Me and a million other Cubs fans.
‘‘Over the years, even in retirement, I’ve run into countless people who say to me, ‘You know, when I was in school . . .’’ said Jack Rosenberg, the longtime sports editor of WGN television. ‘‘And I’d say, ‘You can stop. You got home in the fifth or sixth inning and we were always there.’
‘‘And they’ll say, ‘How did you know I was going to say that?’ I said, ‘Because I’ve heard it literally thousands of times over the years.’ And I’m very flattered to have been a part of it. It’s been an incredible part of all our lives, and we really hope that we’re on ’GN television when the Cubs finally [win the World Series].’’
While the hope is that the Cubs will win a World Series in our lifetime, the chances of that glorious season being on WGN is in doubt with news that the long-running and indelible relationship between the Cubs and WGN could end after next season.

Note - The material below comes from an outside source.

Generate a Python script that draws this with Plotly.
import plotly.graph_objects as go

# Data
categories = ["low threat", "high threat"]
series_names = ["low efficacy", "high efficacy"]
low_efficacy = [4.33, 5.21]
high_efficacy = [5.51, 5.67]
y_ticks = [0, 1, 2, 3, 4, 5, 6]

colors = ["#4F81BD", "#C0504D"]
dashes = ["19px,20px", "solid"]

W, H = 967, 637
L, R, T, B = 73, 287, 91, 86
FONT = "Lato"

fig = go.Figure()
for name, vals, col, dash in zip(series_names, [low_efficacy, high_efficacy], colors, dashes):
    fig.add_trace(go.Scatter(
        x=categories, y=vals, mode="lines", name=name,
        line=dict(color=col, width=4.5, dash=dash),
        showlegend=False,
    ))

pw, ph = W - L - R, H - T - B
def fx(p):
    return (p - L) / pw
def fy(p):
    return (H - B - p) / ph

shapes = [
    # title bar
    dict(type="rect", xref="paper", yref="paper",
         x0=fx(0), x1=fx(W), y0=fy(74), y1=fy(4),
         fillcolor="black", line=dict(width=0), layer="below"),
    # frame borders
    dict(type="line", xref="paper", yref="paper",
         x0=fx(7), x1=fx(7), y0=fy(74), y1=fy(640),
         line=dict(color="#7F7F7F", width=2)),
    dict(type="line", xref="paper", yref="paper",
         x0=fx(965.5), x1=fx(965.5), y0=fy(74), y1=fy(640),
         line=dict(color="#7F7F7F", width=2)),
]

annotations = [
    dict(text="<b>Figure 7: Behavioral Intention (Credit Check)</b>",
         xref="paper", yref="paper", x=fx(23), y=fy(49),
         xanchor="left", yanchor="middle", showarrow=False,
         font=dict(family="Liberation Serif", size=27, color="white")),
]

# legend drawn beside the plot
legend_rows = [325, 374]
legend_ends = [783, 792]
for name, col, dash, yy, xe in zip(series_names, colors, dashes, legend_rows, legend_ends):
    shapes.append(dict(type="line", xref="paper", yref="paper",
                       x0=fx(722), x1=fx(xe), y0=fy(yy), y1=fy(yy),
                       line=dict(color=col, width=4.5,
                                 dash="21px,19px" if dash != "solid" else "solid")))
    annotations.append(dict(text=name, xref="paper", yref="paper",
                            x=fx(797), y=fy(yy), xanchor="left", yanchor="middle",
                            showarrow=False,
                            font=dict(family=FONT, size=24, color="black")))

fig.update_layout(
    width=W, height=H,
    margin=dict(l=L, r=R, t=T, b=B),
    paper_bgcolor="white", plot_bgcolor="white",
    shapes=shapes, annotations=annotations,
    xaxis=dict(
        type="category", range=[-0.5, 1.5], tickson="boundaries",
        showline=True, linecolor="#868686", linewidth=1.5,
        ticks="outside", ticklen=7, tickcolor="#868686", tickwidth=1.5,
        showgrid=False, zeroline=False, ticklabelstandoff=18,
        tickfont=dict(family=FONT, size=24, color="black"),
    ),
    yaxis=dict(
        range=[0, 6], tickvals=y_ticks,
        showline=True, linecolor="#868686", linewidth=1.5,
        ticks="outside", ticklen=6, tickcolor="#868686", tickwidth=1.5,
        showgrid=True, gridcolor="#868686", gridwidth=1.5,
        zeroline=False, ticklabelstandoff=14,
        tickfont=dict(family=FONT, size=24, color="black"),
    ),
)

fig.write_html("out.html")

In a not-unexpected move, the Cubs have exercised an option in their television contract that allows them to explore other options after 2014. WGN could be one of those options, but in today’s market, with the Cubs in need of maximizing every revenue stream possible, it’s possible a new deal could be too rich for WGN’s blood.
That would be a shame to those of us who grew up with Brickhouse and Pettit and Harry Caray and Steve Stone. The reality is that times have changed. By the time I flip through cable channels to find out whether the Cubs game is on WGN or Comcast or WCIU or wherever it is these days, the Cubs are usually down 5-1 and I quickly flip to ‘‘American Pickers’’ or ‘‘Pawn Stars.’’

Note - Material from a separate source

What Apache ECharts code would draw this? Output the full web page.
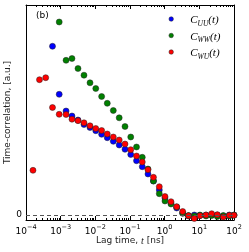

But once upon a time, WGN and the Cubs were one and the same. The Cubs have been on WGN literally since the advent of regularly programmed television in 1948. Ray Rayner, ‘‘Romper Room,’’ ‘‘Bozo’s Circus,’’ ‘‘Garfield Goose’’ and ‘‘Family Classics’’ are long gone. But the Cubs and WGN have endured from one generation to the next.
‘‘To people of my generation, baseball never would be the same without WGN television’s involvement,’’ said Rosenberg, a fixture in the Cubs television booth with Brickhouse and later Caray from 1954 to 1995; it was his typewriter that created the familiar ambient sound on Cubs broadcasts all those years. ‘‘Obviously I’m partial, but I think ’GN television has been a part of everybody’s life who is a sports fan.
‘‘It would be a tremendous loss because WGN and the Cubs have been synonymous forever. In the embryonic days of television, we were there. We were with the Cubs in the beginning stages of radio much, much earlier. It’s been a tremendous partnership, a family deal of sorts. Let’s hope that there could be some meeting of the minds before this is all hashed out.’’
Stone, who played for the Cubs from 1974 to ’76 and broadcast Cubs games on WGN with Harry Caray and Chip Caray from 1983 to 2004 — and still calls White Sox games on WGN — is hopeful the Cubs can work out a deal with their longtime broadcast partner.
‘‘It was one of the really great times of my life,’’ Stone said. ‘‘It’s not a fait accompli yet, as I understand it. WGN will have an opportunity, and I’m pretty sure they’re pursuing that opportunity to maintain a presence of the Cubs on the air, which would be a wonderful eventuality for WGN and the fans of Chicago.
‘‘That being said, it is a business. If the Ricketts family can get a much better deal someplace else or starting something on their own . . . where they get a tremendous increase in revenue, I don’t think anyone can blame them for moving on.’’
That won’t make the pain any less for those of us who grew up on Cubs baseball on WGN. The Cubs started putting their games on television in the 1950s when few other teams did. While most teams considered televising games ‘‘giving away the product,’’ Cubs owner P.K. Wrigley saw it as promoting the product. And even when other organizations caught on, the Cubs and WGN stayed way ahead of everybody else. The Cubs were broadcasting 140 or more games every season on WGN when most other teams were televising 40 or fewer.
And, as Rosenberg noted, ‘‘You never had to look in the paper to see what channel the game was on.’’
It was a different time indeed. A gloriously different time.